■ Information provided
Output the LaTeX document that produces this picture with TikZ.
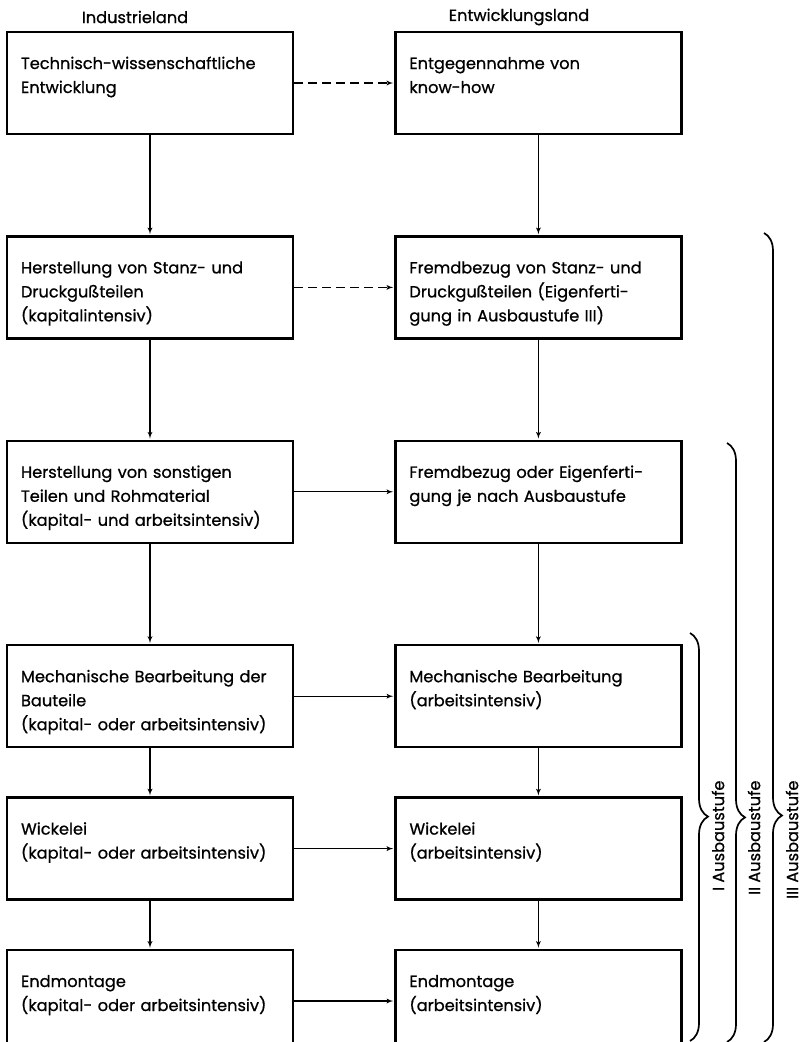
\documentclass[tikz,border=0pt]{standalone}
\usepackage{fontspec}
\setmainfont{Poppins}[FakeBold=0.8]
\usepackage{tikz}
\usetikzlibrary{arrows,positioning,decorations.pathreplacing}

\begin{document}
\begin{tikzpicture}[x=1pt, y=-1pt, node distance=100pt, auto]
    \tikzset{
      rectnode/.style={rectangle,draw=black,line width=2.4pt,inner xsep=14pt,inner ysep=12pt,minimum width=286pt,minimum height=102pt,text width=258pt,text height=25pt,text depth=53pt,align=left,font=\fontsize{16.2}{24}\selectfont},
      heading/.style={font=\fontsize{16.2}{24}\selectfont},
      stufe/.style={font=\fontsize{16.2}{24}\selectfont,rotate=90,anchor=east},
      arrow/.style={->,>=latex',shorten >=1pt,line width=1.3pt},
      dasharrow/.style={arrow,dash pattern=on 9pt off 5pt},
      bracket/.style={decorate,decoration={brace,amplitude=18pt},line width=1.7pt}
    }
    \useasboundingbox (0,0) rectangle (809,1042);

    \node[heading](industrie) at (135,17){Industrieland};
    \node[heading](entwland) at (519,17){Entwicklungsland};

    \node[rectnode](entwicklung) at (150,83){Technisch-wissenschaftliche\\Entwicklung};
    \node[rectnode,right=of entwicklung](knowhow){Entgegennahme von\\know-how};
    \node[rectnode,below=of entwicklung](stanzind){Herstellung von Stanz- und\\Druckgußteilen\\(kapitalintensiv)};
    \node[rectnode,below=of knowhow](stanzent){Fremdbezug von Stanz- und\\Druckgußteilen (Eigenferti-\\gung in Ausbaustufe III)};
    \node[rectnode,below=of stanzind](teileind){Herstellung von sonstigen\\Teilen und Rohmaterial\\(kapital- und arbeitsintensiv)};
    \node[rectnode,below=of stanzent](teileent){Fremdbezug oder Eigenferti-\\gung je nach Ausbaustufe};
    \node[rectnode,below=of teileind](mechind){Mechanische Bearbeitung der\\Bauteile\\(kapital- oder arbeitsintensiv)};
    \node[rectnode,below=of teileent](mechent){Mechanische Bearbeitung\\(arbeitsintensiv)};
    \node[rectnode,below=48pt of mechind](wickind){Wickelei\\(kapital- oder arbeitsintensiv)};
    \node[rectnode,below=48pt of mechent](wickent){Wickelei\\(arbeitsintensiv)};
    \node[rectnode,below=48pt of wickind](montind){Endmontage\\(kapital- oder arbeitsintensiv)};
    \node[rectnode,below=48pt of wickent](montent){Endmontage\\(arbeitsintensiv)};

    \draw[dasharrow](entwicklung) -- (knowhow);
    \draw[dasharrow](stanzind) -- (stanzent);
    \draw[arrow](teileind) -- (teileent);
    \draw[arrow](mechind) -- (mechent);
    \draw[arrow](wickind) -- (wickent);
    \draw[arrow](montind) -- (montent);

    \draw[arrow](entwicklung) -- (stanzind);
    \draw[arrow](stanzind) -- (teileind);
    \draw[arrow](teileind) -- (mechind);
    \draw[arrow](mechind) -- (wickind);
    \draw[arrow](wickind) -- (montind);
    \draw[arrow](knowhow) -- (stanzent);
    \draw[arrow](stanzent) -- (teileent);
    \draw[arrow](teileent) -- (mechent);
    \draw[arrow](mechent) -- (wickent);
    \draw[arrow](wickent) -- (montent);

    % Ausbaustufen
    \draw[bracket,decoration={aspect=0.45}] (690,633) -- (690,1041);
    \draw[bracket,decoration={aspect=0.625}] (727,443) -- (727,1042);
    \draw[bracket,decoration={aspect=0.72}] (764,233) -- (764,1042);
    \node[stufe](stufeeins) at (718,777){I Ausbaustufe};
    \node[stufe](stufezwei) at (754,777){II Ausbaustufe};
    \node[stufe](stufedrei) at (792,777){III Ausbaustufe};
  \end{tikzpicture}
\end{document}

■ Written task
Using the data above, write out every line exactly, leaving the images behind.

■ Correct result
Output the LaTeX document that produces this picture with TikZ.
\documentclass[tikz,border=0pt]{standalone}
\usepackage{fontspec}
\setmainfont{Poppins}[FakeBold=0.8]
\usepackage{tikz}
\usetikzlibrary{arrows,positioning,decorations.pathreplacing}

\begin{document}
\begin{tikzpicture}[x=1pt, y=-1pt, node distance=100pt, auto]
    \tikzset{
      rectnode/.style={rectangle,draw=black,line width=2.4pt,inner xsep=14pt,inner ysep=12pt,minimum width=286pt,minimum height=102pt,text width=258pt,text height=25pt,text depth=53pt,align=left,font=\fontsize{16.2}{24}\selectfont},
      heading/.style={font=\fontsize{16.2}{24}\selectfont},
      stufe/.style={font=\fontsize{16.2}{24}\selectfont,rotate=90,anchor=east},
      arrow/.style={->,>=latex',shorten >=1pt,line width=1.3pt},
      dasharrow/.style={arrow,dash pattern=on 9pt off 5pt},
      bracket/.style={decorate,decoration={brace,amplitude=18pt},line width=1.7pt}
    }
    \useasboundingbox (0,0) rectangle (809,1042);

    \node[heading](industrie) at (135,17){Industrieland};
    \node[heading](entwland) at (519,17){Entwicklungsland};

    \node[rectnode](entwicklung) at (150,83){Technisch-wissenschaftliche\\Entwicklung};
    \node[rectnode,right=of entwicklung](knowhow){Entgegennahme von\\know-how};
    \node[rectnode,below=of entwicklung](stanzind){Herstellung von Stanz- und\\Druckgußteilen\\(kapitalintensiv)};
    \node[rectnode,below=of knowhow](stanzent){Fremdbezug von Stanz- und\\Druckgußteilen (Eigenferti-\\gung in Ausbaustufe III)};
    \node[rectnode,below=of stanzind](teileind){Herstellung von sonstigen\\Teilen und Rohmaterial\\(kapital- und arbeitsintensiv)};
    \node[rectnode,below=of stanzent](teileent){Fremdbezug oder Eigenferti-\\gung je nach Ausbaustufe};
    \node[rectnode,below=of teileind](mechind){Mechanische Bearbeitung der\\Bauteile\\(kapital- oder arbeitsintensiv)};
    \node[rectnode,below=of teileent](mechent){Mechanische Bearbeitung\\(arbeitsintensiv)};
    \node[rectnode,below=48pt of mechind](wickind){Wickelei\\(kapital- oder arbeitsintensiv)};
    \node[rectnode,below=48pt of mechent](wickent){Wickelei\\(arbeitsintensiv)};
    \node[rectnode,below=48pt of wickind](montind){Endmontage\\(kapital- oder arbeitsintensiv)};
    \node[rectnode,below=48pt of wickent](montent){Endmontage\\(arbeitsintensiv)};

    \draw[dasharrow](entwicklung) -- (knowhow);
    \draw[dasharrow](stanzind) -- (stanzent);
    \draw[arrow](teileind) -- (teileent);
    \draw[arrow](mechind) -- (mechent);
    \draw[arrow](wickind) -- (wickent);
    \draw[arrow](montind) -- (montent);

    \draw[arrow](entwicklung) -- (stanzind);
    \draw[arrow](stanzind) -- (teileind);
    \draw[arrow](teileind) -- (mechind);
    \draw[arrow](mechind) -- (wickind);
    \draw[arrow](wickind) -- (montind);
    \draw[arrow](knowhow) -- (stanzent);
    \draw[arrow](stanzent) -- (teileent);
    \draw[arrow](teileent) -- (mechent);
    \draw[arrow](mechent) -- (wickent);
    \draw[arrow](wickent) -- (montent);

    % Ausbaustufen
    \draw[bracket,decoration={aspect=0.45}] (690,633) -- (690,1041);
    \draw[bracket,decoration={aspect=0.625}] (727,443) -- (727,1042);
    \draw[bracket,decoration={aspect=0.72}] (764,233) -- (764,1042);
    \node[stufe](stufeeins) at (718,777){I Ausbaustufe};
    \node[stufe](stufezwei) at (754,777){II Ausbaustufe};
    \node[stufe](stufedrei) at (792,777){III Ausbaustufe};
  \end{tikzpicture}
\end{document}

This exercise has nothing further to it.